The long and oftentimes heated discussion brought up numerous notable points, many of which remain unaddressed:
- Community unrest and uncertainty
- Need for additional capacity
- Lack of data for choice plan effectiveness
- Need for more focus on achievement
- Costs and staff resources
- Stability and sustainability
Earlier in the evening, most of the 25 speakers during the public comment section addressed the assignment issue. The crowd was mixed with supporters of the choice plan and supporters of a new base plan.
Prior to the meeting we shared with the Board our concerns about reopening this discussion without giving the current plan an opportunity to be thoroughly evaluated and creating new community uncertainty. Based on our research we believe that an address based approach advocated in the directive will require mandatory assignment to fill schools. As you will recall this was a major sticking point under the old plan as parents were concerned about stability and about arbitrary assignments. With a sizeable majority of parents satisfied with the current choice plan we anticipate a change will create disruption among a new group of stakeholders. The problem remains inadequate school capacity, an issue to be discussed in the months ahead as we look at school construction bond in 2013.
While very disappointed in this recent action by the Board of Education the Chamber and Wake Education Partnership remain engaged in this discussion and seeking the best solution for our community going forward.
If you have any questions or would like to discuss the issue in further detail, feel free to contact Drew Moretz (919-664-7061) or Emily Atkinson (919-664-7023).
Wake County School Board Votes to Pursue Diversity Based Assignment Plan
Wake School Board Votes to Change Student Assignment Plan
Wake Votes to Revise Assignment Plan - Again
Wake School Board Changes Assignment Plan Again, Also Adjust Budget
E-mail to the BOE
Today you have on your agenda a “directive to staff” to develop a 3 year assignment plan that includes base schools. We share your interest in building an assignment system that is parent friendly and focused on student achievement. We are however disappointed that we are again reopening the assignment discussion.
When we invested 6 months fashioning a Wake School Choice proposal presented to the Board of Education in February of 2011, we spent considerable time in exploring the potential for base schools. Our findings were that a base school assignment plan will require mandatory reassignments to populate new schools and fill empty seats in the county. We found no pathway to stability in assignment with base schools.
It is unclear to us how a "home-address" mandatory assignment plan to a school within "a proximate distance" of a student's home address will provide stability and avoid re-assignments in the face of continued enrollment growth. It is also unclear to us how such a plan would promote socioeconomic diversity and avoid racial isolation. And, it is unclear why the directive does not include "choice" except for magnet and special theme schools. Will students be mandatorily assigned to a year-round school? Will students be allowed to voluntarily transfer to another school? Will mandatory assignment simulations be conducted and assessed against the results of the choice-plan before the new plan is adopted?
We, like you, know that there are voices of concern over the lack of capacity in certain parts of the county that limit your ability to give parents their first choice.
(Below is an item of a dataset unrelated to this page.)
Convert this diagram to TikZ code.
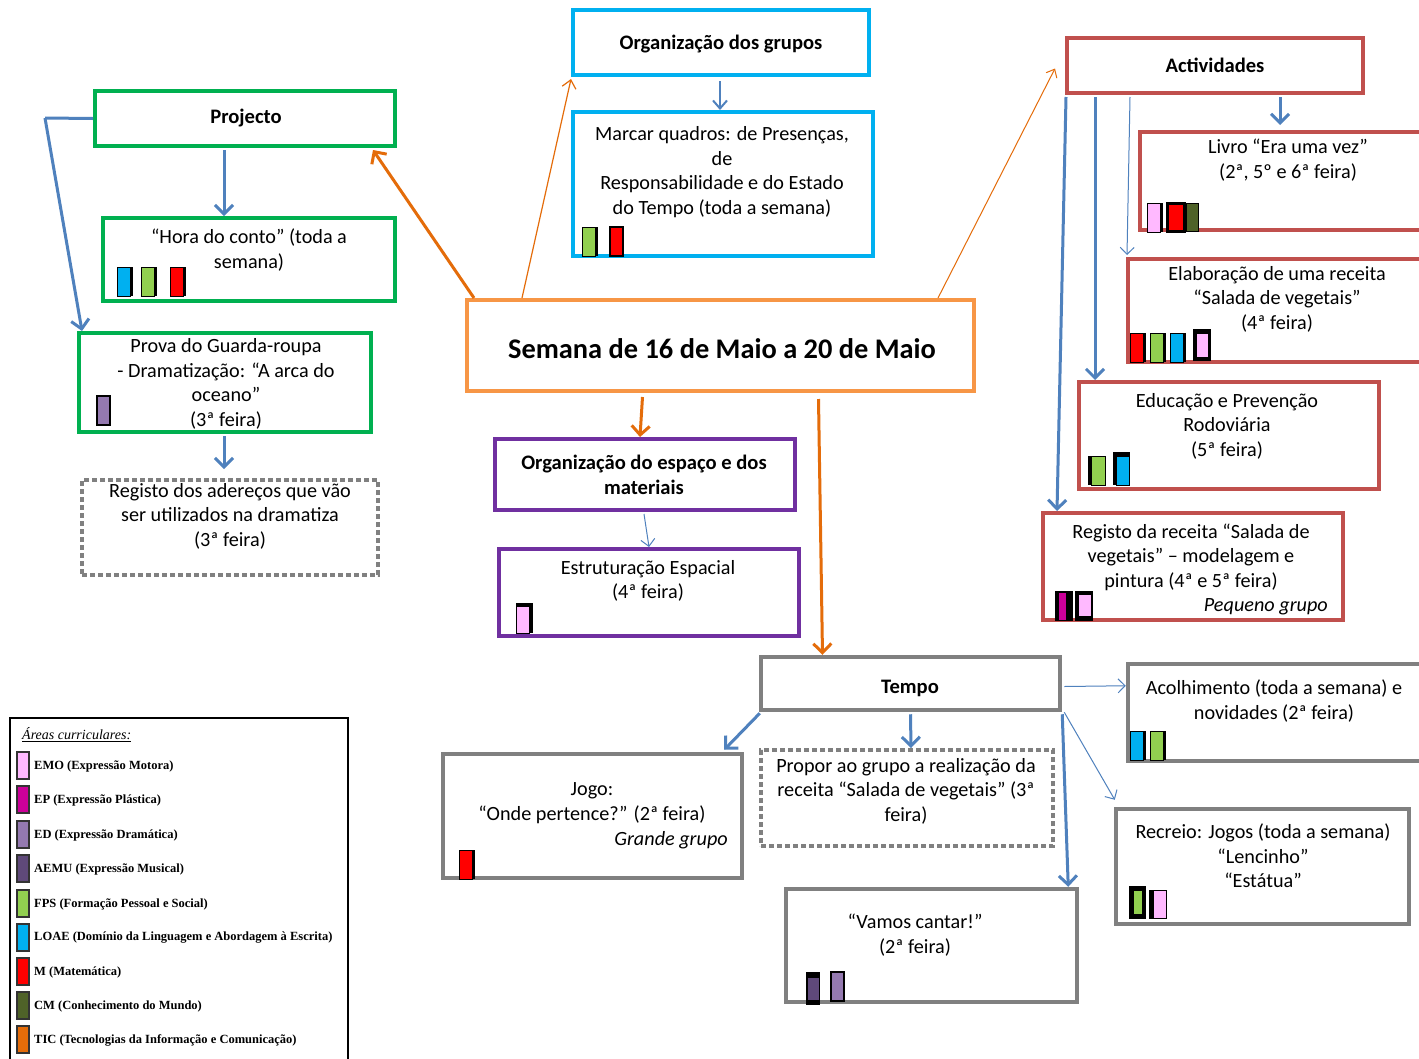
\documentclass[tikz,border=0pt]{standalone}
\usepackage{fontspec}
\setmainfont{Carlito}
\newfontfamily\legfont{Liberation Serif}
\usetikzlibrary{arrows.meta,calc}
\definecolor{cyanb}{RGB}{0,176,240}
\definecolor{greenb}{RGB}{0,176,80}
\definecolor{orangeb}{RGB}{247,150,70}
\definecolor{purpleb}{RGB}{112,48,160}
\definecolor{redb}{RGB}{192,80,77}
\definecolor{grayb}{RGB}{128,128,128}
\definecolor{bluel}{RGB}{79,129,189}
\definecolor{orangel}{RGB}{228,108,10}
\definecolor{cEMO}{RGB}{255,185,255}
\definecolor{cEP}{RGB}{204,0,153}
\definecolor{cED}{RGB}{148,121,176}
\definecolor{cAEMU}{RGB}{95,73,122}
\definecolor{cFPS}{RGB}{146,208,80}
\definecolor{cLOAE}{RGB}{0,176,240}
\definecolor{cM}{RGB}{255,0,0}
\definecolor{cCM}{RGB}{79,98,40}
\definecolor{cTIC}{RGB}{228,108,10}
\newcommand\mybox[6]{\node[#2, minimum width={#5-#3-4}, minimum height={#6-#4-4}] (#1) at ({(#3+#5)/2},{(#4+#6)/2}) {};}
\newcommand\sqs[3]{\fill[black] (#1+3,#2) rectangle (#1+16,#2+29); \filldraw[fill=#3,draw=black,line width=1] (#1,#2) rectangle (#1+13,#2+29);}
\newcommand\sqn[3]{\filldraw[fill=#3,draw=black,line width=1.5] (#1,#2) rectangle (#1+13,#2+29);}
\newcommand\legitem[4]{\filldraw[fill=#3,draw=black!80,line width=1.5] (17,#1) rectangle (29,#1+27); \node[legtxt] (#4) at (34,#1+14) {#2};}
\begin{document}
\begin{tikzpicture}[x=1pt,y=-1pt,
  bx/.style={draw, line width=4, inner sep=0, rectangle},
  cbox/.style={bx, draw=cyanb},
  gbox/.style={bx, draw=greenb},
  obox/.style={bx, draw=orangeb},
  pbox/.style={bx, draw=purpleb},
  rbox/.style={bx, draw=redb},
  grbox/.style={bx, draw=grayb, line width=4.5},
  dbox/.style={bx, draw=grayb, dash pattern=on 5pt off 3pt},
  txt/.style={align=center, inner sep=0, font=\fontsize{20.2}{24.5}\selectfont},
  ttl/.style={align=center, inner sep=0, font=\fontsize{20.6}{25}\selectfont\bfseries},
  legtxt/.style={anchor=west, inner sep=0, font=\legfont\bfseries\fontsize{12.5}{14}\selectfont},
  ab/.style={draw=bluel, line width=3, -{Straight Barb[length=9pt,width=18pt]}},
  abt/.style={draw=bluel, line width=1, -{Straight Barb[length=7pt,width=14pt]}},
  ob/.style={draw=orangel, line width=3, -{Straight Barb[length=9pt,width=18pt]}},
  obt/.style={draw=orangel, line width=1.2, -{Straight Barb[length=8pt,width=14pt]}},
]
\useasboundingbox (0,0) rectangle (1419,1058);
\fill[white] (0,0) rectangle (1419,1058);

% boxes
\mybox{org}{cbox}{571}{8}{871}{77}
\mybox{marcar}{cbox}{571}{110}{875}{258}
\mybox{proj}{gbox}{93}{89}{397}{148}
\mybox{hora}{gbox}{101}{216}{397}{303}
\mybox{prova}{gbox}{77}{331}{373}{434}
\mybox{reg1}{dbox}{80}{478}{380}{577}
\mybox{cen}{obox}{465}{298}{976}{393}
\mybox{oesp}{pbox}{493}{437}{797}{512}
\mybox{estr}{pbox}{497}{547}{801}{638}
\mybox{act}{rbox}{1065}{36}{1365}{95}
\mybox{livro}{rbox}{1138}{130}{1450}{232}
\mybox{elab}{rbox}{1126}{257}{1450}{364}
\mybox{edu}{rbox}{1077}{380}{1381}{491}
\mybox{reg2}{rbox}{1041}{511}{1345}{622}
\mybox{tempo}{grbox}{759}{655}{1062}{712}
\mybox{jogo}{grbox}{441}{752}{744}{880}
\mybox{propor}{dbox}{759}{748}{1055}{848}
\mybox{vamos}{grbox}{784}{887}{1079}{1004}
\mybox{acolh}{grbox}{1126}{662}{1450}{763}
\mybox{recr}{grbox}{1114}{807}{1411}{926}
\node[draw=black, line width=2.5, inner sep=0, minimum width=338, minimum height=370] (leg) at (179,903) {};

% texts
\node[ttl] (torg) at (721,44) {Organização dos grupos};
\node[txt] (tmarc) at (722,172) {Marcar quadros: de Presenças,\\de\\Responsabilidade e do Estado\\do Tempo (toda a semana)};
\node[ttl] (tproj) at (246,118) {Projecto};
\node[txt] (thora) at (249,250) {“Hora do conto” (toda a\\semana)};
\node[txt] (tprova) at (226,384) {Prova do Guarda-roupa\\- Dramatização: “A arca do\\oceano”\\(3ª feira)};
\node[txt] (treg1) at (230,516) {Registo dos adereços que vão\\ser utilizados na dramatiza\\(3ª feira)};
\node[align=center, inner sep=0, font=\fontsize{28.4}{32}\selectfont\bfseries] (tcen) at (722,349) {Semana de 16 de Maio a 20 de Maio};
\node[ttl] (toesp) at (644,475) {Organização do espaço e dos\\materiais};
\node[txt] (testr) at (648,581) {Estruturação Espacial\\(4ª feira)};
\node[ttl] (tact) at (1215,65) {Actividades};
\node[txt] (tlivro) at (1288,160) {Livro “Era uma vez”\\(2ª, 5º e 6ª feira)};
\node[txt] (telab) at (1277,299) {Elaboração de uma receita\\“Salada de vegetais”\\(4ª feira)};
\node[txt] (tedu) at (1227,426) {Educação e Prevenção\\Rodoviária\\(5ª feira)};
\node[txt] (treg2) at (1191,557) {Registo da receita “Salada de\\vegetais” – modelagem e\\pintura (4ª e 5ª feira)};
\node[txt, anchor=east, font=\fontsize{20.2}{24.5}\selectfont\itshape] (tpeq) at (1328,607) {Pequeno grupo};
\node[ttl] (ttempo) at (910,688) {Tempo};
\node[txt] (tjogo) at (592,803) {Jogo:\\“Onde pertence?” (2ª feira)};
\node[txt, anchor=east, font=\fontsize{20.2}{24.5}\selectfont\itshape] (tgr) at (728,840) {Grande grupo};
\node[txt] (tprop) at (906,791) {Propor ao grupo a realização da\\receita “Salada de vegetais” (3ª\\feira)};
\node[txt] (tvam) at (915,935) {“Vamos cantar!”\\(2ª feira)};
\node[txt] (tacol) at (1274,701) {Acolhimento (toda a semana) e\\novidades (2ª feira)};
\node[txt] (trecr) at (1263,856) {Recreio: Jogos (toda a semana)\\“Lencinho”\\“Estátua”};

% legend
\node[anchor=west, inner sep=0, font=\legfont\itshape\fontsize{14}{15}\selectfont] (legt) at (22,735) {\underline{Áreas curriculares:}};
\legitem{752}{EMO (Expressão Motora)}{cEMO}{l1}
\legitem{786}{EP (Expressão Plástica)}{cEP}{l2}
\legitem{821}{ED (Expressão Dramática)}{cED}{l3}
\legitem{855}{AEMU (Expressão Musical)}{cAEMU}{l4}
\legitem{890}{FPS (Formação Pessoal e Social)}{cFPS}{l5}
\legitem{924}{LOAE (Domínio da Linguagem e Abordagem à Escrita)}{cLOAE}{l6}
\legitem{958}{M (Matemática)}{cM}{l7}
\legitem{992}{CM (Conhecimento do Mundo)}{cCM}{l8}
\legitem{1026}{TIC (Tecnologias da Informação e Comunicação)}{cTIC}{l9}

% squares
\sqs{117}{267}{cLOAE}\sqs{141}{267}{cFPS}\sqs{170}{267}{cM}
\sqn{97}{396}{cED}
\sqs{582}{227}{cFPS}\sqn{610}{227}{cM}
\fill[black] (516,603) rectangle (533,633); \filldraw[fill=cEMO,draw=black,line width=1] (516,606) rectangle (529,633);
\sqs{1147}{203}{cEMO}\filldraw[fill=cM,draw=black,line width=3] (1167,203) rectangle (1184,231);\filldraw[fill=cCM,draw=black,line width=1] (1186,203) rectangle (1198,231);
\sqs{1130}{333}{cM}\sqs{1150}{333}{cFPS}\sqs{1170}{333}{cLOAE}\fill[black] (1193,329) rectangle (1211,361); \filldraw[fill=cEMO,draw=black,line width=1] (1196,333) rectangle (1208,357);
\fill[black](1088,456) rectangle (1092,485); \filldraw[fill=cFPS,draw=black,line width=1] (1091,456) rectangle (1105,485);
\fill[black](1113,452) rectangle (1130,485); \filldraw[fill=cLOAE,draw=black,line width=1] (1116,456) rectangle (1129,485);
\fill[black](1055,591) rectangle (1073,621); \filldraw[fill=cEP,draw=black,line width=1] (1058,592) rectangle (1066,620);
\fill[black](1075,591) rectangle (1093,621); \filldraw[fill=cEMO,draw=black,line width=1] (1078,594) rectangle (1091,616);
\sqs{459}{850}{cM}
\fill[black] (806,972) rectangle (820,1005); \filldraw[fill=cAEMU,draw=black,line width=1] (807,977) rectangle (819,1000);
\sqn{831}{972}{cED}
\sqs{1130}{731}{cLOAE}\sqs{1150}{731}{cFPS}
\fill[black](1129,886) rectangle (1146,919); \filldraw[fill=cFPS,draw=black,line width=1] (1133,890) rectangle (1142,914);
\fill[black](1149,890) rectangle (1153,919); \filldraw[fill=cEMO,draw=black,line width=1] (1153,890) rectangle (1166,918);

% connectors
\coordinate (pk) at (45,118);
\draw[draw=bluel, line width=3] (proj.west) -- (pk);
\draw[ab] (pk) -- ($(prova.north west)+(5,0)$);
\draw[ab] ($(proj.south)+(-21,2)$) -- ($(hora.north)+(-25,0)$);
\draw[ab] ($(prova.south)+(-1,2)$) -- ($(reg1.north)+(-6,-9)$);
\draw[ob] ($(cen.north west)+(9,0)$) -- ($(proj.south east)+(-24,2)$);
\draw[obt] ($(cen.north west)+(57,0)$) -- ($(org.south west)+(0,2)$);
\draw[draw=orangel, line width=1, -{Straight Barb[length=7pt,width=12pt]}] ($(cen.north east)+(-38,0)$) -- ($(act.west)+(-10,3)$);
\draw[ob] ($(cen.south)+(-78,4)$) -- ($(oesp.north)+(-5,0)$);
\draw[ob] ($(cen.south)+(98,6)$) -- ($(tempo.north)+(-88,0)$);
\draw[draw=bluel, line width=2, -{Straight Barb[length=8pt,width=14pt]}] ($(org.south)+(-1,4)$) -- ($(marcar.north)+(-3,0)$);
\draw[abt] ($(oesp.south)+(-1,2)$) -- (estr.north);
\draw[ab] ($(act.south)+(65,2)$) -- ($(livro.north west)+(142,-5)$);
\draw[ab] ($(act.south west)+(1,2)$) -- ($(reg2.north west)+(16,0)$);
\draw[ab] ($(act.south west)+(30,2)$) -- ($(edu.north west)+(18,0)$);
\draw[abt] ($(act.south west)+(65,2)$) -- ($(elab.north west)+(1,-2)$);
\draw[ab] ($(tempo.south west)+(1,1)$) -- ($(jogo.north east)+(-20,-2)$);
\draw[ab] ($(tempo.south)+(0,2)$) -- ($(propor.north)+(4,0)$);
\draw[ab] ($(tempo.south east)+(0,2)$) -- ($(vamos.north east)+(-11,0)$);
\draw[abt] ($(tempo.east)+(2,3)$) -- ($(acolh.north west)+(0,24)$);
\draw[abt] ($(tempo.south east)+(2,0)$) -- ($(recr.north west)+(1,-7)$);
\end{tikzpicture}
\end{document}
We anticipated that there would be 15% of parents who could not get into their first or second choice and your work far exceeded our projections. We also know that capacity issues have driven mandatory assignments in previous years forcing parents to accept assignment decisions determined by the System. WCPSS has capacity challenges and the underlying question is whether the parents can make the best choice surrounding the WCPSS’s capacity issues or WCPSS? Our belief is that parental choice was the very best way to handle the challenge while we as a community work to build additional capacity.
We respect your interest in a thorough review of alternatives that would make the WCPSS more parent and newcomer friendly. We are concerned that too much time spent on options that further divide the community or add additional anxiety and unknowns to the assignment process is not good for parents. Additionally, we are very concerned that continued examination of an unknown number of options will erode confidence in the direction of the WCPSS and in turn impact our ability to help you gain the financial support our students deserve.
If you do proceed with this directive, please do so quickly so our county can move to closure on this issue and focus on student achievement and additional investment in WCPSS.